Review: Simple Minds – ‘Sparkle In The Rain’ (reissue)


smWhen Live4ever mentioned we were reviewing ‘Sparkle In The Rain‘ to a friend, their reaction was to wrinkle their nose and opine, “Ah yes – the bombast”.

Bombast is a word used so frequently in conjunction with Simple Minds that it sometimes feels like it ought to be the third word of their name: in his essential précis of post-punk and beyond, Rip It Up and Start Again, author Simon Reynolds describes the Glaswegian band’s work as ‘increasingly bombastic’ as they made their way towards Live Aid, The Breakfast Club and songs like the winsome ‘Belfast Child‘.




‘Sparkle In The Rain’ lies at the absolute mid-point of that journey, a record that finally dispensed with the art-punk and latterly dreamy ambiance of their previous iterations. In tone it feels like a preparatory step, an intake of breath before jumping into the void of pop stardom. It constituted a definite evolutionary step from its predecessor ‘New Gold Dream‘, on which Jim Kerr crooned ephemerally over songs from a niche which was part New Age, part New Romanticism. Along with contemporaries U2 and Big Country, at the time Simple Minds vied for the unofficial mantle of ‘Kings Of New Stadium Rock’, the spoils of which was ultimately unit shifting beyond the wildest dreams of their rain-coated Northern British critics.

It’s fair to say this newly emerging genre was laced with pretension, but it’s true defining quality was in the kinetic energy it brought both through the strident outpourings of their erudite lead singers, and in the towering, epic flourishes of the music they made. The movement’s house producer was Steve Lillywhite, who was again in the chair here, although his chief role seems to have been in persuading Kerr and co. to keep their powder even slightly dry throughout.

It was clearly a difficult job. From the opening moments – Mel Gaynor’s bellowed count-in to ‘Up On The Catwalk‘ – the studio sounds like it was awash with testosterone and gnosticism by the gallon. The sometimes inward looking phases of ‘New Gold Dream’ have been consigned to history; ‘Up On The Catwalk’s list of characters – including Robert De Niro, Kim Philby and Michaelangelo – were evidence of far the horizon now looked, a vista that now stretched from Raintown to Bombay and Montevideo, via Brixton.
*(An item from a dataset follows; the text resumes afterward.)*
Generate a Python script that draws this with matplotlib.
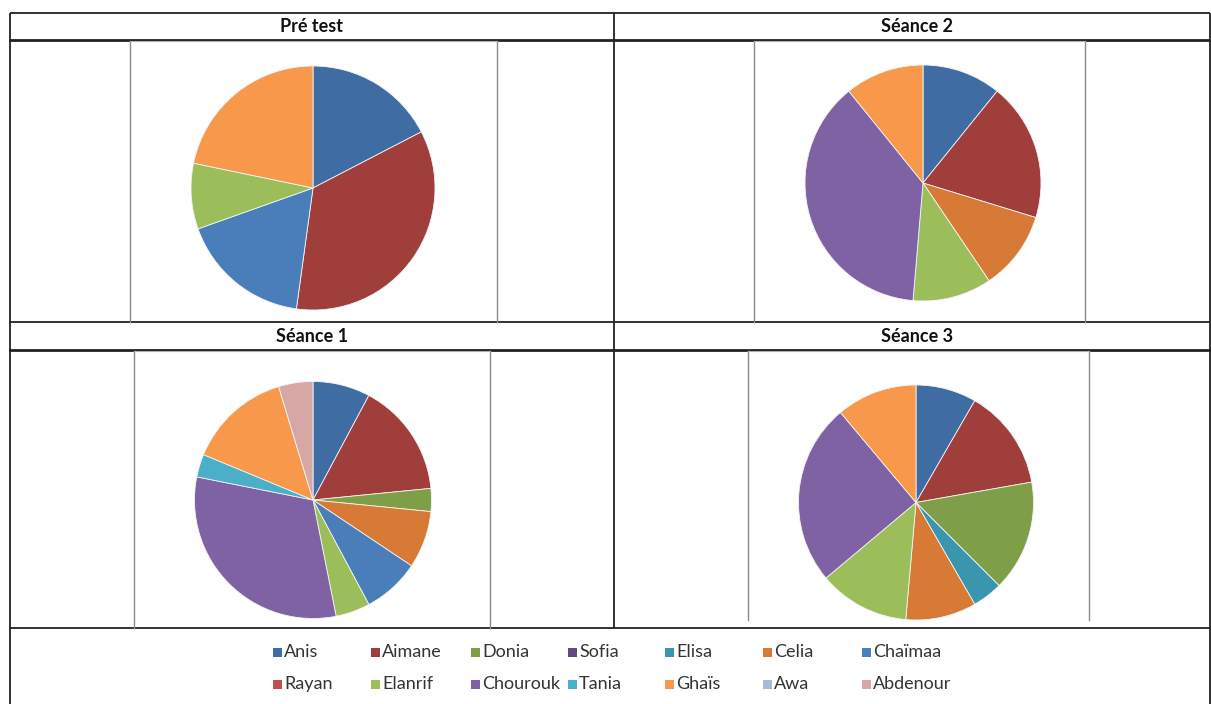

And bombast? What about the bombast? Well yes, there’s undeniably plenty of that, Kerr un-ironically delivering lines like, “This could be the great divide”, about how he’d, “Love to feel a free world turn tonight”, or even about the celestial wish making of, “Sweet angels sing, about the fast pace of things”. In his defence, these were simpler times, and the sheer primeval throb of ‘Waterfront‘, ‘Speed Your Love To Me‘ and ‘The Kick Inside Of Me‘ were designed to shower optimism and togetherness on sweaty male crowds. This combination of momentum and soul-grabbing leaves S’parkle In The Rain’s isolated moments of reflection – the vaguely messianic ‘East At Easter‘ and instrumental closer ‘Shake Off The Ghosts‘ – as something of an incongruity. The one real misstep though is a truly vexing cover of Lou Reed‘s ‘Street Hassle‘, which is rendered into sounding like much of rest of ‘Sparkle In The  Rain’, a feat which unhappily tells its own story.

It’s probably worth asking at this point why a period which promised much but ultimately rang hollow should be revisited, but without it you’d have no Muse, Coldplay or Snow Patrol. This deluxe package  (there is a super-duper box set also featuring a Radio 1 session and a 1984 gig from Glasgow’s iconic Barrowland) features a remastered original and, in now time honoured reissue tradition, a slug of ‘bonus material’.

This second disc features a cache of goodies of varying merit. On the over compensating side there are three more versions of ‘Waterfront’ and an instrumental take on ‘White Hot Day‘ (mysteriously entitled ‘Bass Line’), all of which fall well short of essential curio status. There are, however, thankfully objects of greater interest, amongst them a peerless live version of one of ‘New Gold Dream’s finest pieces, ‘Hunter & The Hunted‘ (once you overcome the churlish question of why it was selected for a re-issue of a later record). There’s also a reminder of how the eighties were the signature period for the extended mix – used on 12 inch singles for padding mainly – but the seven minutes plus of ‘Up On The Catwalk’ are almost like listening to a different song. Finally, the hazy washes of ‘An African Band In Chimes‘ signposts the ambient techno of artists like Aphex Twin and Boards of Canada, a decade in advance.



Heritage bands and their heritage releases are becoming more populous than new music. There are some obvious reasons for this, but whilst some musical archeology is merely that, ‘Sparkle In The Rain’ on balance deserves to be re-examined – adrenaline, bombast and all.